Bud Selig is at the brink of near total victory in the PED war. He will soon have suspended all the Biogenesis players and will have presided over a sea change in which most players in the game have shifted from silence or tacit acceptance of PED use to where they are publicly decrying such use. Some of this was natural evolution, some of it happenstance, some of it skillful maneuvering, but Selig is poised to get almost all the credit.
But one way in which he could risk these gains is by overreaching. Specifically, by taking the tack outlined by the Daily News the other day and insisting that his suspension of Alex Rodriguez be done under his “best interests” powers rather than under the Joint Drug Agreement, thereby cutting off A-Rod’s appeal rights. Such a move would certainly be tough, but it also might be counterproductive:
If Selig uses his best-interest powers and suspends Rodriguez under the CBA rather than the joint drug agreement, he will basically be taking him off the field before he can appeal — before the due process — and place himself in a position of being the judge and jury for Rodriguez, leading up to protracted arbitration.
From the players’ perspective, that is not ideal due process. The union, whether led by Weiner or somebody else, may decide to fight for that principle, which could lead to a messy labor battle, with new faces at the table.

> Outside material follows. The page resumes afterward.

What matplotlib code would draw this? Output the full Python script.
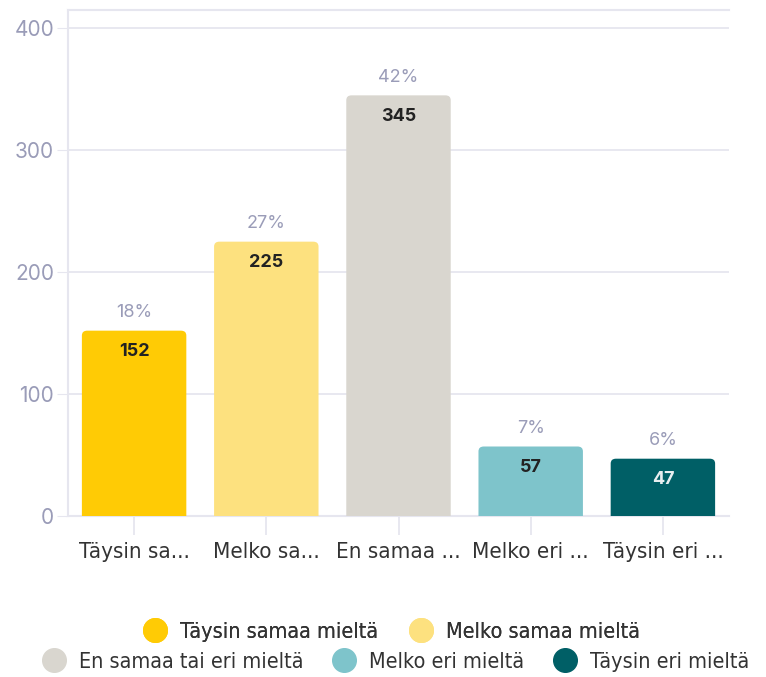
import matplotlib
matplotlib.use("Agg")
import matplotlib.pyplot as plt
from matplotlib import font_manager
from matplotlib.patches import FancyBboxPatch

# data
categories = ["Täysin samaa mieltä", "Melko samaa mieltä", "En samaa tai eri mieltä",
              "Melko eri mieltä", "Täysin eri mieltä"]
short_labels = ["Täysin sa...", "Melko sa...", "En samaa ...", "Melko eri ...", "Täysin eri ..."]
counts = [152, 225, 345, 57, 47]
percents = ["18%", "27%", "42%", "7%", "6%"]
colors = ["#FFCB05", "#FDE17F", "#D9D6CF", "#7EC4CB", "#005F66"]
count_colors = ["#222222", "#222222", "#222222", "#222222", "#e8eef0"]

fonts = font_manager.fontManager.ttflist
names = {f.name for f in fonts}
has_cond = any(f.name == "DejaVu Sans" and f.stretch in ("condensed", "semi-condensed") for f in fonts)
narrow = "Liberation Sans Narrow" if "Liberation Sans Narrow" in names else "DejaVu Sans"
stretch = "condensed" if has_cond else "normal"
num_font = "Inter" if "Inter" in names else "DejaVu Sans"

fig = plt.figure(figsize=(7.66, 6.77), dpi=100)
ax = fig.add_axes([68 / 766, (677 - 516) / 677, (729 - 68) / 766, (516 - 10) / 677])

ax.set_xlim(-0.5, 4.5)
ax.set_ylim(0, 415)

w = 0.79
for i, v in enumerate(counts):
    p = FancyBboxPatch((i - w / 2 + 0.04, -20), w - 0.08, v + 20 - 4,
                       boxstyle="round,pad=0.04,rounding_size=0.04",
                       mutation_aspect=100, fc=colors[i], ec="none", zorder=3)
    ax.add_patch(p)
    ax.text(i, v - 10, str(v), ha="center", va="top", fontsize=13, fontweight="bold",
            color=count_colors[i], family=num_font, zorder=4)
    ax.text(i, v + 8, percents[i], ha="center", va="bottom", fontsize=13,
            color="#9a9cb8", family=num_font, zorder=4)

ax.set_yticks([0, 100, 200, 300, 400])
ax.yaxis.grid(True, color="#e6e6ef", lw=1.3)
ax.set_axisbelow(True)
ax.tick_params(axis="y", length=8, color="#e6e6ef", labelcolor="#9a9cb8", labelsize=15, pad=2)
for lab in ax.get_yticklabels():
    lab.set_family(num_font)

ax.set_xticks(range(len(categories)))
ax.set_xticklabels(short_labels, family=narrow, stretch=stretch, fontsize=16, color="#333333")
ax.tick_params(axis="x", length=14, color="#e6e6ef", width=1.3, pad=5)

ax.spines["right"].set_visible(False)
for s in ["left", "top", "bottom"]:
    ax.spines[s].set_color("#e6e6ef")
    ax.spines[s].set_linewidth(1.5)

# legend
lp = {"family": narrow, "stretch": stretch, "size": 15.5}
handles = [plt.Line2D([], [], marker="o", ls="none", ms=17, mfc=c, mec=c) for c in colors]
leg1 = fig.legend(handles[:2], categories[:2], loc="center", bbox_to_anchor=(0.505, (677 - 632) / 677),
                  ncol=2, frameon=False, handletextpad=0.15, columnspacing=1.0, prop=lp)
leg2 = fig.legend(handles[2:], categories[2:], loc="center", bbox_to_anchor=(0.51, (677 - 662) / 677),
                  ncol=3, frameon=False, handletextpad=0.15, columnspacing=0.9, prop=lp)
fig.add_artist(leg1)
for lg in (leg1, leg2):
    for t in lg.get_texts():
        t.set_color("#333333")

fig.savefig("out.png", dpi=100)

I don’t think there’s any “may” about it. Such a move would be seen by the union as a power grab. Rank and file players could very easily see A-Rod as a different type of offender than they might be and be fine with harsh discipline, but I believe they’d feel threatened if Selig changes the procedures in place so radically in midstream. That could lead to the union joining in with any fight A-Rod mounts, which could involve a run to federal court for an injunction and litigation that has nothing to do with A-Rod’s drug use and everything to do with the Commissioner’s power.
The alternative: suspend him under the JDA, let the Yankees deal with the awkwardness of A-Rod still being around pending appeal, but declare total victory as Commissioner with the union giving you almost unprecedented backing.
Olney says Selig could use that as a basis for then demanding tougher penalties for first time offenders. Maybe that works, maybe it doesn’t. But it certainly puts him and baseball in the catbird seat, with A-Rod’s appeal being a relatively minor distraction rather than having Selig on the defensive with a big court battle in which arguments are made that Bud went too far.